German Textile Maker Provides Fine Materials to Mayan Rug Hooking Artisans

Zweigart GmbH of Stuttgart Germany Sends In Kind Donation to Oxlajuj B'atz'

Twenty Mayan rug hookers will be able to resume work in early July when they receive their share of the donation sent from the venerable Zweigart factory in Germany. The craftswomen had been idled since January, when they used the last of their supply of special backing. They returned to their looms and sewing machines but decided to visit their umbrella organization to request assistance in identifying and procuring the material.

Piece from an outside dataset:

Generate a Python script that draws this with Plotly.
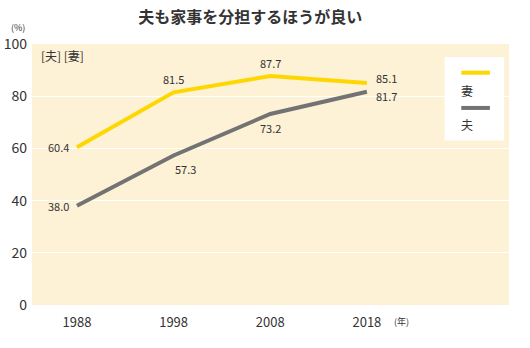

Because they receive trainings and informal education through Oxlajuj B'atz' they hoped the NGO could help them continue with this successful product. Having only a few swatches and shreds to go by, OB staff scoured the internet looking, first, to determine the name of the cloth and, second, to discover vendors to deliver it to three indigenous cooperatives in Solola and Quiche that specialize in this artful form of recycling. (The craft repurposes used t-shirts as thread.)

By March the project was about to be abandoned when two women from the Boston area, joined in the search. One is a weaver, who was sure she could discover the specifications and the other is a business woman who wants to be sure that the rugmakers can continue to provide for their families. Before long, the volunteers succeeded in not only locating the US distributor, in New Jersey, but found the home office in Stuttgart.

The elusive "14 count Aida" finally arrived in Panajachel at the end of June. After being measured, the gift will be divided among the producers. With these official samples and style numbers in hand, the women are invited to re-order from Zweigart, USA and will, again, receive an in-kind donation this time, from their sister in Boston.

Oxlajuj B'atz' (Thirteen Threads) is a non-profit indigenous women's empowerment and non-formal education organization based in Guatemala since 2004. We are a project of Komon Ajkem in Guatemala and our fiscal sponsor in the U.S. is the Maya Educational Foundation, a 501(c)(3) public foundation.